● **PROBLEM TO WORK ON**
Set down the data below without change, skipping the pictures it holds.

---------- DATA PROVIDED

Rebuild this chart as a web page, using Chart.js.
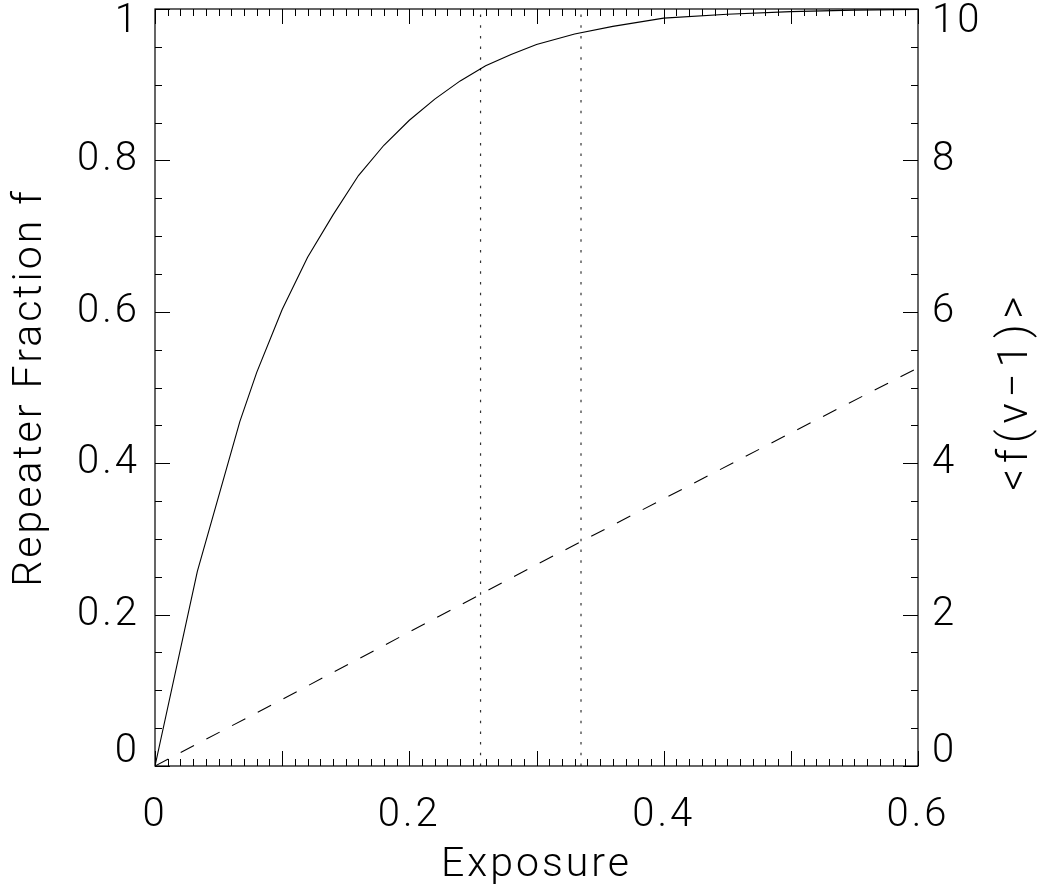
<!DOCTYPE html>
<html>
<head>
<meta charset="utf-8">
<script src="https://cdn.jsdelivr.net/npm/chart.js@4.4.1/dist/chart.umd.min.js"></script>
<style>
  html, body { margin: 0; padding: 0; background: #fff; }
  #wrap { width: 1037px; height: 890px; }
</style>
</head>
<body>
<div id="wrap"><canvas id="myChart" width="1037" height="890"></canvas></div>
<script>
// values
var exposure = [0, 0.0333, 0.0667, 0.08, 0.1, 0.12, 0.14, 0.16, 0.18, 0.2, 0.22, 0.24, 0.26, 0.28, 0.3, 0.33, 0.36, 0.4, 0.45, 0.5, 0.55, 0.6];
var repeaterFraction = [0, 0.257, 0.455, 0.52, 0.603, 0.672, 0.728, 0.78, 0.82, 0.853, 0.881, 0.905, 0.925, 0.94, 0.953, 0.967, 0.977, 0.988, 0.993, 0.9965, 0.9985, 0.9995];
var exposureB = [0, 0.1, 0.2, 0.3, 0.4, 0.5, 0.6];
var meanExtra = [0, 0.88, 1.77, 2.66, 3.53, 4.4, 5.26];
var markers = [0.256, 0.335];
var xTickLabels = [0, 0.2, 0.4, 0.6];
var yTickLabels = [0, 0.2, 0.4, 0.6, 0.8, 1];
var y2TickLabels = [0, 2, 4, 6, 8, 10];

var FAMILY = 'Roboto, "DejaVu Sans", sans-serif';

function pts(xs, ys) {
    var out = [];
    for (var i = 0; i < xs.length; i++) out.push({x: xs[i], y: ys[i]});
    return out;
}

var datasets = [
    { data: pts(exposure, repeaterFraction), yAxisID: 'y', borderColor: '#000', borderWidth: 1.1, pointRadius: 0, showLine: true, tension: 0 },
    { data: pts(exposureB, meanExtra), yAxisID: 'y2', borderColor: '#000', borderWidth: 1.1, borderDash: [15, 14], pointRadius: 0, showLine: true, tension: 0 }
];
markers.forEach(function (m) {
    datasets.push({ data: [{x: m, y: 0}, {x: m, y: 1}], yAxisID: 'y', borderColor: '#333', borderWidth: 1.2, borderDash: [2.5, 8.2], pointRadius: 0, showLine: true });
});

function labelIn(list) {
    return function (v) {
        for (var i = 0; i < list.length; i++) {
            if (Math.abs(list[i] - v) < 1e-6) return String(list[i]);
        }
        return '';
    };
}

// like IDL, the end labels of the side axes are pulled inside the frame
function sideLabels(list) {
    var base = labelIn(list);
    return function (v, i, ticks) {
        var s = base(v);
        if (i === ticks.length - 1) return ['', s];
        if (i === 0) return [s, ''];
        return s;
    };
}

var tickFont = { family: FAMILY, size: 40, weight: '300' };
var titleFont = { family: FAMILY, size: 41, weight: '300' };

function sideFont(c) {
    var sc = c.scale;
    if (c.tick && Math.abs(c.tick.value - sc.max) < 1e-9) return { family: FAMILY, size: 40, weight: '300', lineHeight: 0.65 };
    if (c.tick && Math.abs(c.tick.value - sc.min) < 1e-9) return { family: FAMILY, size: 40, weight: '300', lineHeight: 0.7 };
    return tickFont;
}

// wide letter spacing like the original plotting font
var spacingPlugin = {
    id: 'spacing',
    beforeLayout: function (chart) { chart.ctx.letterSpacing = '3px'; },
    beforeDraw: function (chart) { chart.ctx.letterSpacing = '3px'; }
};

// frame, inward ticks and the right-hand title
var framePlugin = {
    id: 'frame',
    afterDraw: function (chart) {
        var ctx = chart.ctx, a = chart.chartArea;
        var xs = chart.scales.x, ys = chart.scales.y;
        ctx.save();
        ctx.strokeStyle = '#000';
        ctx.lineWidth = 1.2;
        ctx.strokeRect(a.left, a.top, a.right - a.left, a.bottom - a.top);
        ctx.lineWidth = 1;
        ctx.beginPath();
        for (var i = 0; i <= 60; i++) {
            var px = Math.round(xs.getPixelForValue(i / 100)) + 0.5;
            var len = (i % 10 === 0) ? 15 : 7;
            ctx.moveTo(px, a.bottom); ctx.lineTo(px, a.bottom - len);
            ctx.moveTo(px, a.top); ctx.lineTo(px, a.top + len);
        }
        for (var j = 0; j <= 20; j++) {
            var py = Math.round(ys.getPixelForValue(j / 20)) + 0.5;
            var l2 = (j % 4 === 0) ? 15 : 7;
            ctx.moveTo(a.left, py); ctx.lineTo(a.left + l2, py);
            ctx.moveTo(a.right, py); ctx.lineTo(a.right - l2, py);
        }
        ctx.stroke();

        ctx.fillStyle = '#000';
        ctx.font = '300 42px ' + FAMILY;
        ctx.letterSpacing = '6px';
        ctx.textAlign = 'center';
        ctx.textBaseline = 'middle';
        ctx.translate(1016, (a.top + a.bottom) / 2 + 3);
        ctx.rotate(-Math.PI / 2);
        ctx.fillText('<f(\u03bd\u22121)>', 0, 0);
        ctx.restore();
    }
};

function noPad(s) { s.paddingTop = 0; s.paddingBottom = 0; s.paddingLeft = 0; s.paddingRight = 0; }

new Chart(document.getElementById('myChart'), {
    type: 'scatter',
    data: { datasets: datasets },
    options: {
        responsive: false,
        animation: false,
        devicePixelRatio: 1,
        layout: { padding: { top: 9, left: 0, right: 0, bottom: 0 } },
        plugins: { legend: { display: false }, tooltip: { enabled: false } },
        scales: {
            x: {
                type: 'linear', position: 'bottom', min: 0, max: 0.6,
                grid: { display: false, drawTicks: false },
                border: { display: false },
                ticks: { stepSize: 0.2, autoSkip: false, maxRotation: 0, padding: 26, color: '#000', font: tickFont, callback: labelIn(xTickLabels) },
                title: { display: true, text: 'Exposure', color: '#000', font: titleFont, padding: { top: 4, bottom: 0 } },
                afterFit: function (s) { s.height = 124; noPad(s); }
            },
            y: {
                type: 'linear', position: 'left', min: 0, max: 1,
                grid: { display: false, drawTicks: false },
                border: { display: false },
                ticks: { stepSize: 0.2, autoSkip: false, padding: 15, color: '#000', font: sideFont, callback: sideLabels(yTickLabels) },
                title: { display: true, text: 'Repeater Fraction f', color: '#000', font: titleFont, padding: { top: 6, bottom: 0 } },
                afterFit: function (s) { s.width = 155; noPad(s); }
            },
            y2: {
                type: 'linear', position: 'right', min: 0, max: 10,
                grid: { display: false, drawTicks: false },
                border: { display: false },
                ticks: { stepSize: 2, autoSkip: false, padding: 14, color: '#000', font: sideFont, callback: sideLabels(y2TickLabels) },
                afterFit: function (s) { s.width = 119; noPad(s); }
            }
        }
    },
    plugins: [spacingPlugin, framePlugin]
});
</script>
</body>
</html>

--------------------

● **SOLUTION FOR THIS PROBLEM**
Rebuild this chart as a web page, using Chart.js.
<!DOCTYPE html>
<html>
<head>
<meta charset="utf-8">
<script src="https://cdn.jsdelivr.net/npm/chart.js@4.4.1/dist/chart.umd.min.js"></script>
<style>
  html, body { margin: 0; padding: 0; background: #fff; }
  #wrap { width: 1037px; height: 890px; }
</style>
</head>
<body>
<div id="wrap"><canvas id="myChart" width="1037" height="890"></canvas></div>
<script>
// values
var exposure = [0, 0.0333, 0.0667, 0.08, 0.1, 0.12, 0.14, 0.16, 0.18, 0.2, 0.22, 0.24, 0.26, 0.28, 0.3, 0.33, 0.36, 0.4, 0.45, 0.5, 0.55, 0.6];
var repeaterFraction = [0, 0.257, 0.455, 0.52, 0.603, 0.672, 0.728, 0.78, 0.82, 0.853, 0.881, 0.905, 0.925, 0.94, 0.953, 0.967, 0.977, 0.988, 0.993, 0.9965, 0.9985, 0.9995];
var exposureB = [0, 0.1, 0.2, 0.3, 0.4, 0.5, 0.6];
var meanExtra = [0, 0.88, 1.77, 2.66, 3.53, 4.4, 5.26];
var markers = [0.256, 0.335];
var xTickLabels = [0, 0.2, 0.4, 0.6];
var yTickLabels = [0, 0.2, 0.4, 0.6, 0.8, 1];
var y2TickLabels = [0, 2, 4, 6, 8, 10];

var FAMILY = 'Roboto, "DejaVu Sans", sans-serif';

function pts(xs, ys) {
    var out = [];
    for (var i = 0; i < xs.length; i++) out.push({x: xs[i], y: ys[i]});
    return out;
}

var datasets = [
    { data: pts(exposure, repeaterFraction), yAxisID: 'y', borderColor: '#000', borderWidth: 1.1, pointRadius: 0, showLine: true, tension: 0 },
    { data: pts(exposureB, meanExtra), yAxisID: 'y2', borderColor: '#000', borderWidth: 1.1, borderDash: [15, 14], pointRadius: 0, showLine: true, tension: 0 }
];
markers.forEach(function (m) {
    datasets.push({ data: [{x: m, y: 0}, {x: m, y: 1}], yAxisID: 'y', borderColor: '#333', borderWidth: 1.2, borderDash: [2.5, 8.2], pointRadius: 0, showLine: true });
});

function labelIn(list) {
    return function (v) {
        for (var i = 0; i < list.length; i++) {
            if (Math.abs(list[i] - v) < 1e-6) return String(list[i]);
        }
        return '';
    };
}

// like IDL, the end labels of the side axes are pulled inside the frame
function sideLabels(list) {
    var base = labelIn(list);
    return function (v, i, ticks) {
        var s = base(v);
        if (i === ticks.length - 1) return ['', s];
        if (i === 0) return [s, ''];
        return s;
    };
}

var tickFont = { family: FAMILY, size: 40, weight: '300' };
var titleFont = { family: FAMILY, size: 41, weight: '300' };

function sideFont(c) {
    var sc = c.scale;
    if (c.tick && Math.abs(c.tick.value - sc.max) < 1e-9) return { family: FAMILY, size: 40, weight: '300', lineHeight: 0.65 };
    if (c.tick && Math.abs(c.tick.value - sc.min) < 1e-9) return { family: FAMILY, size: 40, weight: '300', lineHeight: 0.7 };
    return tickFont;
}

// wide letter spacing like the original plotting font
var spacingPlugin = {
    id: 'spacing',
    beforeLayout: function (chart) { chart.ctx.letterSpacing = '3px'; },
    beforeDraw: function (chart) { chart.ctx.letterSpacing = '3px'; }
};

// frame, inward ticks and the right-hand title
var framePlugin = {
    id: 'frame',
    afterDraw: function (chart) {
        var ctx = chart.ctx, a = chart.chartArea;
        var xs = chart.scales.x, ys = chart.scales.y;
        ctx.save();
        ctx.strokeStyle = '#000';
        ctx.lineWidth = 1.2;
        ctx.strokeRect(a.left, a.top, a.right - a.left, a.bottom - a.top);
        ctx.lineWidth = 1;
        ctx.beginPath();
        for (var i = 0; i <= 60; i++) {
            var px = Math.round(xs.getPixelForValue(i / 100)) + 0.5;
            var len = (i % 10 === 0) ? 15 : 7;
            ctx.moveTo(px, a.bottom); ctx.lineTo(px, a.bottom - len);
            ctx.moveTo(px, a.top); ctx.lineTo(px, a.top + len);
        }
        for (var j = 0; j <= 20; j++) {
            var py = Math.round(ys.getPixelForValue(j / 20)) + 0.5;
            var l2 = (j % 4 === 0) ? 15 : 7;
            ctx.moveTo(a.left, py); ctx.lineTo(a.left + l2, py);
            ctx.moveTo(a.right, py); ctx.lineTo(a.right - l2, py);
        }
        ctx.stroke();

        ctx.fillStyle = '#000';
        ctx.font = '300 42px ' + FAMILY;
        ctx.letterSpacing = '6px';
        ctx.textAlign = 'center';
        ctx.textBaseline = 'middle';
        ctx.translate(1016, (a.top + a.bottom) / 2 + 3);
        ctx.rotate(-Math.PI / 2);
        ctx.fillText('<f(\u03bd\u22121)>', 0, 0);
        ctx.restore();
    }
};

function noPad(s) { s.paddingTop = 0; s.paddingBottom = 0; s.paddingLeft = 0; s.paddingRight = 0; }

new Chart(document.getElementById('myChart'), {
    type: 'scatter',
    data: { datasets: datasets },
    options: {
        responsive: false,
        animation: false,
        devicePixelRatio: 1,
        layout: { padding: { top: 9, left: 0, right: 0, bottom: 0 } },
        plugins: { legend: { display: false }, tooltip: { enabled: false } },
        scales: {
            x: {
                type: 'linear', position: 'bottom', min: 0, max: 0.6,
                grid: { display: false, drawTicks: false },
                border: { display: false },
                ticks: { stepSize: 0.2, autoSkip: false, maxRotation: 0, padding: 26, color: '#000', font: tickFont, callback: labelIn(xTickLabels) },
                title: { display: true, text: 'Exposure', color: '#000', font: titleFont, padding: { top: 4, bottom: 0 } },
                afterFit: function (s) { s.height = 124; noPad(s); }
            },
            y: {
                type: 'linear', position: 'left', min: 0, max: 1,
                grid: { display: false, drawTicks: false },
                border: { display: false },
                ticks: { stepSize: 0.2, autoSkip: false, padding: 15, color: '#000', font: sideFont, callback: sideLabels(yTickLabels) },
                title: { display: true, text: 'Repeater Fraction f', color: '#000', font: titleFont, padding: { top: 6, bottom: 0 } },
                afterFit: function (s) { s.width = 155; noPad(s); }
            },
            y2: {
                type: 'linear', position: 'right', min: 0, max: 10,
                grid: { display: false, drawTicks: false },
                border: { display: false },
                ticks: { stepSize: 2, autoSkip: false, padding: 14, color: '#000', font: sideFont, callback: sideLabels(y2TickLabels) },
                afterFit: function (s) { s.width = 119; noPad(s); }
            }
        }
    },
    plugins: [spacingPlugin, framePlugin]
});
</script>
</body>
</html>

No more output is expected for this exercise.